GIVEN INFORMATION start

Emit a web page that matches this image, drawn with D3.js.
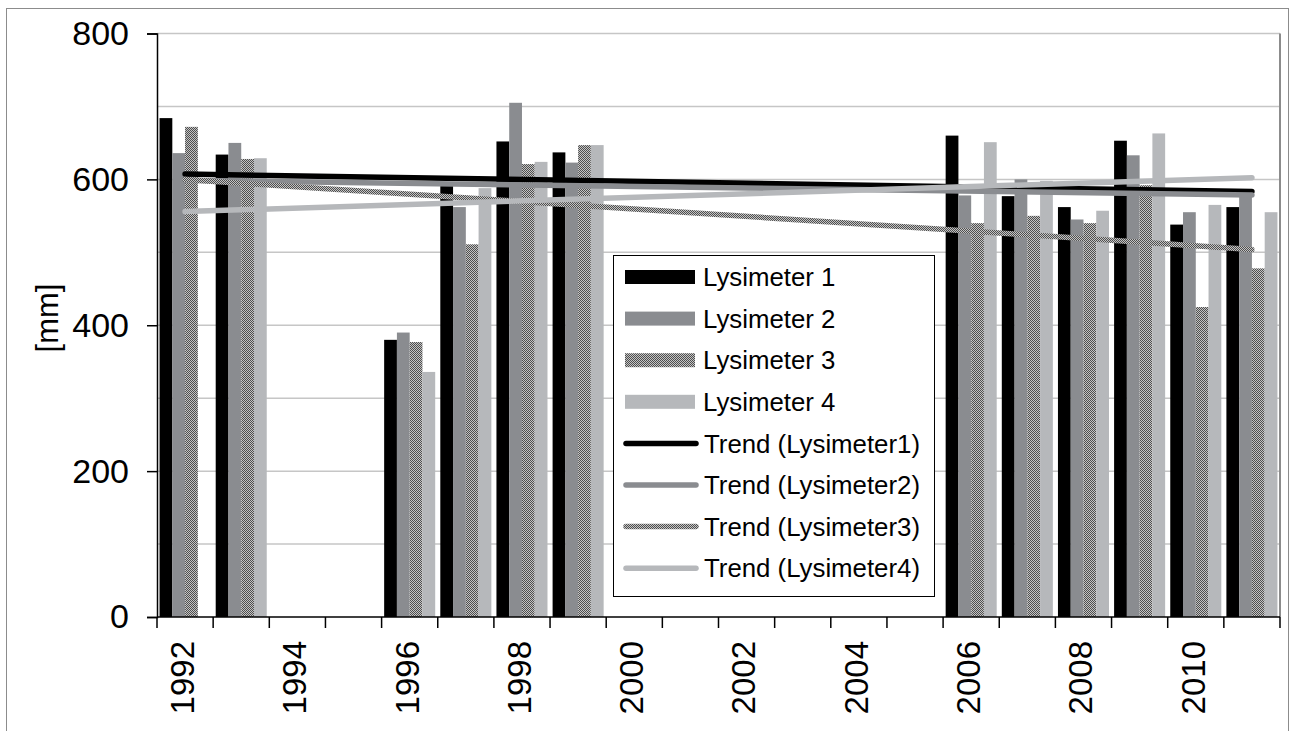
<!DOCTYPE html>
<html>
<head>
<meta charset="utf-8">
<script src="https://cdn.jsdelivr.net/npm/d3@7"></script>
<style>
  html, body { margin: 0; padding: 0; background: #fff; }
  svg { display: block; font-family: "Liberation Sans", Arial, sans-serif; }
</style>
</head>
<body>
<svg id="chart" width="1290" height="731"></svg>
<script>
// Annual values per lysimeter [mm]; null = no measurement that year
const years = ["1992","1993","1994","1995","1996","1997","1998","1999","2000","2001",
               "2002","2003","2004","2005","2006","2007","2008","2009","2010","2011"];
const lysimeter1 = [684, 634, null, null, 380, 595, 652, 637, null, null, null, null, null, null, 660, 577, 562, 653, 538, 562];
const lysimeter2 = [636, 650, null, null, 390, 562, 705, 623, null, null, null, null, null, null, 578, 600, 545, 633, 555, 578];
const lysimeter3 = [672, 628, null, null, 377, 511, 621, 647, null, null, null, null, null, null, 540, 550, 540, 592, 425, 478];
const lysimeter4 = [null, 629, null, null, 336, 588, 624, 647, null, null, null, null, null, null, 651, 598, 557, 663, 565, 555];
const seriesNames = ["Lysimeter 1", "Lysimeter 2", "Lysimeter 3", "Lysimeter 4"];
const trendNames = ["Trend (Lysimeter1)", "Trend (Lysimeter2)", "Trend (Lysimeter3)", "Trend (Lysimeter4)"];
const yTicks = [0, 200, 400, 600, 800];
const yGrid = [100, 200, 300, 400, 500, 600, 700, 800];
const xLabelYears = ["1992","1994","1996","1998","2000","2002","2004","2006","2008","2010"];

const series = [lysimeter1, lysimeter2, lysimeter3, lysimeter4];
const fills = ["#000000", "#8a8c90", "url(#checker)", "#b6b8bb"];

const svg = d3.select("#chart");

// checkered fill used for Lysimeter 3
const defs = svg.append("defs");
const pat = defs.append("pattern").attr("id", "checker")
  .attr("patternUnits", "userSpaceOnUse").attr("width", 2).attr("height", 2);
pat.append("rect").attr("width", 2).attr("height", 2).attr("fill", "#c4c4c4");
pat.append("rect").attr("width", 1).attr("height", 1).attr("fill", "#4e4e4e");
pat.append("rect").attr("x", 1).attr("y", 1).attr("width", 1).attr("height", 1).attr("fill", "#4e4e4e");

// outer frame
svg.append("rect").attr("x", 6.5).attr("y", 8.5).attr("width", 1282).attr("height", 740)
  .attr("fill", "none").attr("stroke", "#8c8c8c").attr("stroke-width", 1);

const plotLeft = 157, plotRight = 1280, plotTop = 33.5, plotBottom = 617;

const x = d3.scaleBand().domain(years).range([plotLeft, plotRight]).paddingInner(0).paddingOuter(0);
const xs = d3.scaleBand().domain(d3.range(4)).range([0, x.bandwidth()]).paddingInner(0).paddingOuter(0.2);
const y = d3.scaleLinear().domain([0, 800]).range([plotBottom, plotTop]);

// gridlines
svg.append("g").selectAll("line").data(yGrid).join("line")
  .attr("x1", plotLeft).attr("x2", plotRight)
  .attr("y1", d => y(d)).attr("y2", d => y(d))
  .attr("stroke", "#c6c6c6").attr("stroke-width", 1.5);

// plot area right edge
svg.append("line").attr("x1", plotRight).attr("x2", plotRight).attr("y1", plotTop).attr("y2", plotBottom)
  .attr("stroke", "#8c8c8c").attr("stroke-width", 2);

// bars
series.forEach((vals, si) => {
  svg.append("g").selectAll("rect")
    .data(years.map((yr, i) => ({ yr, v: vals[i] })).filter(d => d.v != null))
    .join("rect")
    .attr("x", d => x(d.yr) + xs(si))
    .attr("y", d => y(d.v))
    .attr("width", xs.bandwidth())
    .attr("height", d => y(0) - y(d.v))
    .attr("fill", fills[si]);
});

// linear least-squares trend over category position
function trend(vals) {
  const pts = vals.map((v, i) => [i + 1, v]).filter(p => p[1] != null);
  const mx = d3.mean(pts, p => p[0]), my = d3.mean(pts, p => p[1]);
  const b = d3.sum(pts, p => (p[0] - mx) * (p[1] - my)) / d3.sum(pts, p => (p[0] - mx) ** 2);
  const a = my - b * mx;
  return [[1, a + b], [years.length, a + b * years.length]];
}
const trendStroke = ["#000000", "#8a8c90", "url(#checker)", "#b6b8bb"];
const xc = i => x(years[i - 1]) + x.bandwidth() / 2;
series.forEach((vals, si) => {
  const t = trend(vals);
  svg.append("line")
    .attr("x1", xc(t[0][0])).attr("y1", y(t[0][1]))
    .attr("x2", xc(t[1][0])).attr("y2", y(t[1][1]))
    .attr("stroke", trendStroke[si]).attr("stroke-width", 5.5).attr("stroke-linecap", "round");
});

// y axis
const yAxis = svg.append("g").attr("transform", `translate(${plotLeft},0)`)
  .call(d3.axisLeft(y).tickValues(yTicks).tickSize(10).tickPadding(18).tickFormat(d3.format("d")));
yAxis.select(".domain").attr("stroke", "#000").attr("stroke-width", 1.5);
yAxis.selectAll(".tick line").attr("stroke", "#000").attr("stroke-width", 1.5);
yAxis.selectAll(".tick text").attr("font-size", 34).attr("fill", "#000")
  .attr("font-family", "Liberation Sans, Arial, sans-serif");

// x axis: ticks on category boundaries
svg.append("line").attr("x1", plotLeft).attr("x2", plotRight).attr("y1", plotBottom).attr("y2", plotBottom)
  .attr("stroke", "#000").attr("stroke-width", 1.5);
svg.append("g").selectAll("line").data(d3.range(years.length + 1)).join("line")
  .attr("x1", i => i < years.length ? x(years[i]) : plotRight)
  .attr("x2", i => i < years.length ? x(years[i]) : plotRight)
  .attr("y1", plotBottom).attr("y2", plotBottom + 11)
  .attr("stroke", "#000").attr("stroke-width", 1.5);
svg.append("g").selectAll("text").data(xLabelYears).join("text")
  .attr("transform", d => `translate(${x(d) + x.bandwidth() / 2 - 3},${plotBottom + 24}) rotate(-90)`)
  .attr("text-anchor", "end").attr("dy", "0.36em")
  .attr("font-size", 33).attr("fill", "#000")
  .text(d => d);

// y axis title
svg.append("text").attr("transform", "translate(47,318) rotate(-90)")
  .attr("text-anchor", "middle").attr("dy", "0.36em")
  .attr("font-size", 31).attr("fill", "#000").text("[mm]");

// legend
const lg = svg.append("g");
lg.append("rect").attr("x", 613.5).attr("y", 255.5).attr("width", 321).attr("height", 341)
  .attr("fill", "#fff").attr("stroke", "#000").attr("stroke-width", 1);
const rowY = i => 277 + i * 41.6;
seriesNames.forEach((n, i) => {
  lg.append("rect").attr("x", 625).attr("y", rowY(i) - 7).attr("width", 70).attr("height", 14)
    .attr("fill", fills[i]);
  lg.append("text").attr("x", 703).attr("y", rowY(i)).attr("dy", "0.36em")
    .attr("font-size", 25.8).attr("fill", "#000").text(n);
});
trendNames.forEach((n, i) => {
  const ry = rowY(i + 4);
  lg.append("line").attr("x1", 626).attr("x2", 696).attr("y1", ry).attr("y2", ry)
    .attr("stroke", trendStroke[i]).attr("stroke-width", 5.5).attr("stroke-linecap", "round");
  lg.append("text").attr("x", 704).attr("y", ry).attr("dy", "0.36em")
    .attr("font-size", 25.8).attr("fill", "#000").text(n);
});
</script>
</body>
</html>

GIVEN INFORMATION end

> [TASK BRIEF]
Every line of the material is to be quoted exactly, with no pictures carried over.

> [REPLY]
Emit a web page that matches this image, drawn with D3.js.
<!DOCTYPE html>
<html>
<head>
<meta charset="utf-8">
<script src="https://cdn.jsdelivr.net/npm/d3@7"></script>
<style>
  html, body { margin: 0; padding: 0; background: #fff; }
  svg { display: block; font-family: "Liberation Sans", Arial, sans-serif; }
</style>
</head>
<body>
<svg id="chart" width="1290" height="731"></svg>
<script>
// Annual values per lysimeter [mm]; null = no measurement that year
const years = ["1992","1993","1994","1995","1996","1997","1998","1999","2000","2001",
               "2002","2003","2004","2005","2006","2007","2008","2009","2010","2011"];
const lysimeter1 = [684, 634, null, null, 380, 595, 652, 637, null, null, null, null, null, null, 660, 577, 562, 653, 538, 562];
const lysimeter2 = [636, 650, null, null, 390, 562, 705, 623, null, null, null, null, null, null, 578, 600, 545, 633, 555, 578];
const lysimeter3 = [672, 628, null, null, 377, 511, 621, 647, null, null, null, null, null, null, 540, 550, 540, 592, 425, 478];
const lysimeter4 = [null, 629, null, null, 336, 588, 624, 647, null, null, null, null, null, null, 651, 598, 557, 663, 565, 555];
const seriesNames = ["Lysimeter 1", "Lysimeter 2", "Lysimeter 3", "Lysimeter 4"];
const trendNames = ["Trend (Lysimeter1)", "Trend (Lysimeter2)", "Trend (Lysimeter3)", "Trend (Lysimeter4)"];
const yTicks = [0, 200, 400, 600, 800];
const yGrid = [100, 200, 300, 400, 500, 600, 700, 800];
const xLabelYears = ["1992","1994","1996","1998","2000","2002","2004","2006","2008","2010"];

const series = [lysimeter1, lysimeter2, lysimeter3, lysimeter4];
const fills = ["#000000", "#8a8c90", "url(#checker)", "#b6b8bb"];

const svg = d3.select("#chart");

// checkered fill used for Lysimeter 3
const defs = svg.append("defs");
const pat = defs.append("pattern").attr("id", "checker")
  .attr("patternUnits", "userSpaceOnUse").attr("width", 2).attr("height", 2);
pat.append("rect").attr("width", 2).attr("height", 2).attr("fill", "#c4c4c4");
pat.append("rect").attr("width", 1).attr("height", 1).attr("fill", "#4e4e4e");
pat.append("rect").attr("x", 1).attr("y", 1).attr("width", 1).attr("height", 1).attr("fill", "#4e4e4e");

// outer frame
svg.append("rect").attr("x", 6.5).attr("y", 8.5).attr("width", 1282).attr("height", 740)
  .attr("fill", "none").attr("stroke", "#8c8c8c").attr("stroke-width", 1);

const plotLeft = 157, plotRight = 1280, plotTop = 33.5, plotBottom = 617;

const x = d3.scaleBand().domain(years).range([plotLeft, plotRight]).paddingInner(0).paddingOuter(0);
const xs = d3.scaleBand().domain(d3.range(4)).range([0, x.bandwidth()]).paddingInner(0).paddingOuter(0.2);
const y = d3.scaleLinear().domain([0, 800]).range([plotBottom, plotTop]);

// gridlines
svg.append("g").selectAll("line").data(yGrid).join("line")
  .attr("x1", plotLeft).attr("x2", plotRight)
  .attr("y1", d => y(d)).attr("y2", d => y(d))
  .attr("stroke", "#c6c6c6").attr("stroke-width", 1.5);

// plot area right edge
svg.append("line").attr("x1", plotRight).attr("x2", plotRight).attr("y1", plotTop).attr("y2", plotBottom)
  .attr("stroke", "#8c8c8c").attr("stroke-width", 2);

// bars
series.forEach((vals, si) => {
  svg.append("g").selectAll("rect")
    .data(years.map((yr, i) => ({ yr, v: vals[i] })).filter(d => d.v != null))
    .join("rect")
    .attr("x", d => x(d.yr) + xs(si))
    .attr("y", d => y(d.v))
    .attr("width", xs.bandwidth())
    .attr("height", d => y(0) - y(d.v))
    .attr("fill", fills[si]);
});

// linear least-squares trend over category position
function trend(vals) {
  const pts = vals.map((v, i) => [i + 1, v]).filter(p => p[1] != null);
  const mx = d3.mean(pts, p => p[0]), my = d3.mean(pts, p => p[1]);
  const b = d3.sum(pts, p => (p[0] - mx) * (p[1] - my)) / d3.sum(pts, p => (p[0] - mx) ** 2);
  const a = my - b * mx;
  return [[1, a + b], [years.length, a + b * years.length]];
}
const trendStroke = ["#000000", "#8a8c90", "url(#checker)", "#b6b8bb"];
const xc = i => x(years[i - 1]) + x.bandwidth() / 2;
series.forEach((vals, si) => {
  const t = trend(vals);
  svg.append("line")
    .attr("x1", xc(t[0][0])).attr("y1", y(t[0][1]))
    .attr("x2", xc(t[1][0])).attr("y2", y(t[1][1]))
    .attr("stroke", trendStroke[si]).attr("stroke-width", 5.5).attr("stroke-linecap", "round");
});

// y axis
const yAxis = svg.append("g").attr("transform", `translate(${plotLeft},0)`)
  .call(d3.axisLeft(y).tickValues(yTicks).tickSize(10).tickPadding(18).tickFormat(d3.format("d")));
yAxis.select(".domain").attr("stroke", "#000").attr("stroke-width", 1.5);
yAxis.selectAll(".tick line").attr("stroke", "#000").attr("stroke-width", 1.5);
yAxis.selectAll(".tick text").attr("font-size", 34).attr("fill", "#000")
  .attr("font-family", "Liberation Sans, Arial, sans-serif");

// x axis: ticks on category boundaries
svg.append("line").attr("x1", plotLeft).attr("x2", plotRight).attr("y1", plotBottom).attr("y2", plotBottom)
  .attr("stroke", "#000").attr("stroke-width", 1.5);
svg.append("g").selectAll("line").data(d3.range(years.length + 1)).join("line")
  .attr("x1", i => i < years.length ? x(years[i]) : plotRight)
  .attr("x2", i => i < years.length ? x(years[i]) : plotRight)
  .attr("y1", plotBottom).attr("y2", plotBottom + 11)
  .attr("stroke", "#000").attr("stroke-width", 1.5);
svg.append("g").selectAll("text").data(xLabelYears).join("text")
  .attr("transform", d => `translate(${x(d) + x.bandwidth() / 2 - 3},${plotBottom + 24}) rotate(-90)`)
  .attr("text-anchor", "end").attr("dy", "0.36em")
  .attr("font-size", 33).attr("fill", "#000")
  .text(d => d);

// y axis title
svg.append("text").attr("transform", "translate(47,318) rotate(-90)")
  .attr("text-anchor", "middle").attr("dy", "0.36em")
  .attr("font-size", 31).attr("fill", "#000").text("[mm]");

// legend
const lg = svg.append("g");
lg.append("rect").attr("x", 613.5).attr("y", 255.5).attr("width", 321).attr("height", 341)
  .attr("fill", "#fff").attr("stroke", "#000").attr("stroke-width", 1);
const rowY = i => 277 + i * 41.6;
seriesNames.forEach((n, i) => {
  lg.append("rect").attr("x", 625).attr("y", rowY(i) - 7).attr("width", 70).attr("height", 14)
    .attr("fill", fills[i]);
  lg.append("text").attr("x", 703).attr("y", rowY(i)).attr("dy", "0.36em")
    .attr("font-size", 25.8).attr("fill", "#000").text(n);
});
trendNames.forEach((n, i) => {
  const ry = rowY(i + 4);
  lg.append("line").attr("x1", 626).attr("x2", 696).attr("y1", ry).attr("y2", ry)
    .attr("stroke", trendStroke[i]).attr("stroke-width", 5.5).attr("stroke-linecap", "round");
  lg.append("text").attr("x", 704).attr("y", ry).attr("dy", "0.36em")
    .attr("font-size", 25.8).attr("fill", "#000").text(n);
});
</script>
</body>
</html>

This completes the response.